- **Information provided**
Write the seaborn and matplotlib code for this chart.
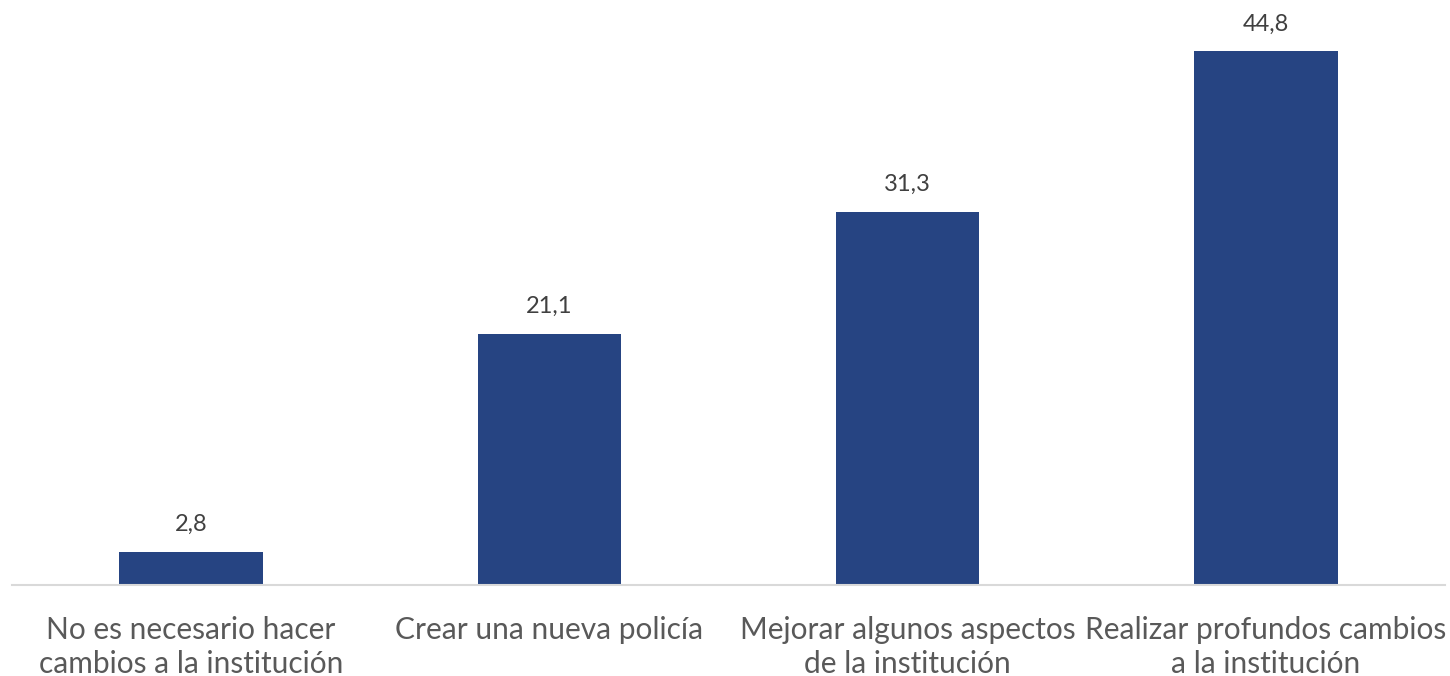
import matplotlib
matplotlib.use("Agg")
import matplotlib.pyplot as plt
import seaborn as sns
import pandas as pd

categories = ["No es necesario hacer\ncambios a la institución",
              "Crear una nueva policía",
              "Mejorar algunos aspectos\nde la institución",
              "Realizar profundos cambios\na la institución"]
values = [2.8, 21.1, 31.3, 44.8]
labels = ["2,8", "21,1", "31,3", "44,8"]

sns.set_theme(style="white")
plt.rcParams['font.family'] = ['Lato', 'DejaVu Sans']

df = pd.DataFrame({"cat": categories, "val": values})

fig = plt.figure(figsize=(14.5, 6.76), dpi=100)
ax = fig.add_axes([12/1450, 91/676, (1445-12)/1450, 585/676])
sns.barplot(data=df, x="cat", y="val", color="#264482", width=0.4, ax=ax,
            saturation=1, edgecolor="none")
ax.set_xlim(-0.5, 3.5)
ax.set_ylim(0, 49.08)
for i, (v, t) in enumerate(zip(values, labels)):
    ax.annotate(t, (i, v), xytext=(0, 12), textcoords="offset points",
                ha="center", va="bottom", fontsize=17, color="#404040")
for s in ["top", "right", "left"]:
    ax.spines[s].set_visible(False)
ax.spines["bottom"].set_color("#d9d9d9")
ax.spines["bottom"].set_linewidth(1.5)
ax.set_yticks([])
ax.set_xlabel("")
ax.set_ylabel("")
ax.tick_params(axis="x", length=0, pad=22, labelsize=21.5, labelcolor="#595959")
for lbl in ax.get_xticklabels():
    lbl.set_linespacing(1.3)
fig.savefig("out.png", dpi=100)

- **Requirements**
Return each line exactly as written. Any picture gets left out.

- **Full response**
Write the seaborn and matplotlib code for this chart.
import matplotlib
matplotlib.use("Agg")
import matplotlib.pyplot as plt
import seaborn as sns
import pandas as pd

categories = ["No es necesario hacer\ncambios a la institución",
              "Crear una nueva policía",
              "Mejorar algunos aspectos\nde la institución",
              "Realizar profundos cambios\na la institución"]
values = [2.8, 21.1, 31.3, 44.8]
labels = ["2,8", "21,1", "31,3", "44,8"]

sns.set_theme(style="white")
plt.rcParams['font.family'] = ['Lato', 'DejaVu Sans']

df = pd.DataFrame({"cat": categories, "val": values})

fig = plt.figure(figsize=(14.5, 6.76), dpi=100)
ax = fig.add_axes([12/1450, 91/676, (1445-12)/1450, 585/676])
sns.barplot(data=df, x="cat", y="val", color="#264482", width=0.4, ax=ax,
            saturation=1, edgecolor="none")
ax.set_xlim(-0.5, 3.5)
ax.set_ylim(0, 49.08)
for i, (v, t) in enumerate(zip(values, labels)):
    ax.annotate(t, (i, v), xytext=(0, 12), textcoords="offset points",
                ha="center", va="bottom", fontsize=17, color="#404040")
for s in ["top", "right", "left"]:
    ax.spines[s].set_visible(False)
ax.spines["bottom"].set_color("#d9d9d9")
ax.spines["bottom"].set_linewidth(1.5)
ax.set_yticks([])
ax.set_xlabel("")
ax.set_ylabel("")
ax.tick_params(axis="x", length=0, pad=22, labelsize=21.5, labelcolor="#595959")
for lbl in ax.get_xticklabels():
    lbl.set_linespacing(1.3)
fig.savefig("out.png", dpi=100)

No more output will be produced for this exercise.